Despite a dismal performance in 2022, shares of all-digital bank SoFi Technologies (SOFI 0.07%) climbed 50.3% in January. There are lots of reasons for the run-up, not least of which were a better-than-expected performance during the fourth quarter of 2022 and an improved outlook.

Will the big gains SoFi made in January fizzle out in February, or is the stock at the beginning of a much longer bull run? Let's look at what pushed the stock higher in the first place to see if it can continue climbing.

Why SoFi stock jumped

Shares of SoFi jumped more than 14% on Monday, January 30, in response to fourth-quarter results that blew past expectations. Total revenue soared 60% year over year to $457 million, which exceeded expectations by $30 million.
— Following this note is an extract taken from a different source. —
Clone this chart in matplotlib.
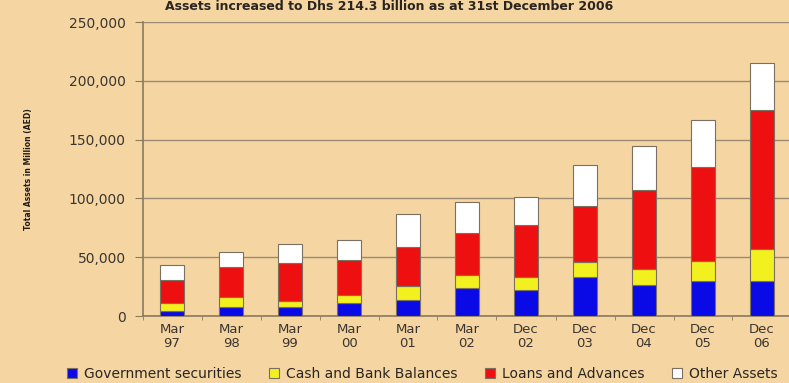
import matplotlib
matplotlib.use("Agg")
import matplotlib.pyplot as plt
import numpy as np

categories = ["Mar\n97", "Mar\n98", "Mar\n99", "Mar\n00", "Mar\n01", "Mar\n02",
              "Dec\n02", "Dec\n03", "Dec\n04", "Dec\n05", "Dec\n06"]
gov_securities = [4000, 8000, 8000, 11000, 13500, 24000, 22500, 33500, 26000, 30000, 30000]
cash_bank = [7000, 8000, 5000, 6500, 12000, 11000, 11000, 12500, 14000, 17000, 27000]
loans_adv = [20000, 25500, 32000, 30500, 33500, 36000, 43500, 47500, 67000, 80000, 118000]
other_assets = [12000, 13300, 16000, 16500, 27500, 26000, 24500, 35000, 37500, 39500, 40000]
series_names = ["Government securities", "Cash and Bank Balances", "Loans and Advances", "Other Assets"]
yticks = [0, 50000, 100000, 150000, 200000, 250000]

bg = "#F5D6A2"
colors = ["#0A0AE6", "#F2F01E", "#EE1010", "#FFFFFF"]
txt = "#3a3530"

fig = plt.figure(figsize=(7.89, 3.83), dpi=100, facecolor=bg)
ax = fig.add_axes([142.5/789, 1 - 316/383, (791.5-142.5)/789, (316-22)/383])
ax.set_facecolor(bg)

x = np.arange(len(categories))
bottom = np.zeros(len(categories))
handles = []
for vals, c, name in zip([gov_securities, cash_bank, loans_adv, other_assets], colors, series_names):
    b = ax.bar(x, vals, width=0.42, bottom=bottom, color=c, edgecolor="#7a6f60",
               linewidth=0.8, label=name, zorder=3)
    handles.append(b)
    bottom += np.array(vals)

ax.set_xlim(-0.5, len(categories) - 0.5)
ax.set_ylim(0, 250000)
ax.set_yticks(yticks)
ax.set_yticklabels([f"{v:,}" for v in yticks], fontsize=10, color=txt,
                   family="DejaVu Sans")
ax.yaxis.grid(True, color="#9c8b70", linewidth=1.0, zorder=0)
ax.set_axisbelow(True)
ax.set_xticks(x)
ax.set_xticklabels(categories, fontsize=9.5, color=txt,
                   family="DejaVu Sans", linespacing=1.15)
ax.set_xticks(np.arange(len(categories) + 1) - 0.5, minor=True)
ax.tick_params(axis="x", which="major", length=0, pad=5)
ax.tick_params(axis="x", which="minor", length=3, color="#8a7a60")
ax.tick_params(axis="y", length=6, color="#8a7a60", pad=6)
for s in ["top", "right"]:
    ax.spines[s].set_visible(False)
for s in ["left", "bottom"]:
    ax.spines[s].set_color("#8a7a60")
    ax.spines[s].set_linewidth(1.2)

ax.set_ylabel("Total Assets in Million (AED)", fontsize=5.5, fontweight="bold", color="#201a15")
ax.yaxis.set_label_coords(-0.168, 0.5)

fig.text(0.493, 1.0, "Assets increased to Dhs 214.3 billion as at 31st December 2006",
         ha="center", va="top", fontsize=9, fontweight="bold", color="#2a2520",
         family="DejaVu Sans")

leg = fig.legend(handles=handles, labels=series_names, loc="center", ncol=4,
                 bbox_to_anchor=(0.535, 1 - 374/383), frameon=False,
                 handlelength=0.7, handleheight=0.7, columnspacing=2.0, handletextpad=0.5,
                 prop={"family": "DejaVu Sans", "size": 10})
for t in leg.get_texts():
    t.set_color("#2a2520")

fig.savefig("out.png", dpi=100, facecolor=bg)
Wall Street was also surprised by an unexpectedly small fourth-quarter net loss of $40.1 million, or $0.05 per share. The average investment bank analyst following SoFi expected a loss of $0.09 per share.

In addition to a better-than-expected fourth-quarter performance, SoFi told investors its operation will achieve profitability earlier than expected. Now, the company predicts that it will reach that milestone, according to generally accepted accounting principles (GAAP), in the fourth quarter of this year.

Why SoFi could climb even higher

SoFi is an innovative fintech company, but it's also playing the same game as traditional banks. The company obtained a national banking charter in the first quarter of 2022 that allows it to fund its lending operation with relatively low-interest consumer deposits.

In 2022, SoFi's member base more than doubled to reach 5.2 million, and many have decided to make it their main bank. Member deposits grew sevenfold in 2022 to finish the year at $7.3 billion.

More member deposits are lowering the cost of funding loans for SoFi. As a result, SoFi Bank generated $30 million in net income, on a GAAP basis, at an 11% profit margin during the fourth quarter.

SoFi Bank performed so well during 2022 that it's easy to forget there were two unexpected extensions of the student loan moratorium. Until 2015, providing and refinancing student loans was practically SoFi's entire business. Rapid expansion into personal loans, auto loans, and mortgages kept the bank out of trouble in 2022, and this diversification will serve it well in the years to come.

In addition to the bank growing more popular with consumers, SoFi's technology segment is becoming the Amazon Web Services of the fintech industry. The company owns Galileo, an application programming interface that enabled 131 million accounts at the end of 2022. That was 31% more accounts than Galileo was a part of a year earlier.

In addition to lowering SoFi's cost of doing business, the company's technology segment contributed a $17 million profit at a 20% margin during the fourth quarter.

A buy at this price

Shares of SoFi have surged this year, but the stock is still trading at a very reasonable price of 1.2 times the bank's book value. That's lower than JPMorgan Chase's present valuation and only slightly higher than those of Wells Fargo and Bank of America.

SOFI Price to Book Value Chart

SOFI Price-to-Book Value data by YCharts.

SoFi's market valuation is in line with that of stodgy old banks, but those banks don't have this digital darling's unique combination of underlying businesses. With a finger on the pulse of the entire fintech industry and an increasingly successful consumer banking operation, SoFi could run circles around its peers. Buying the stock and holding it over the long run looks like a smart move to make right now.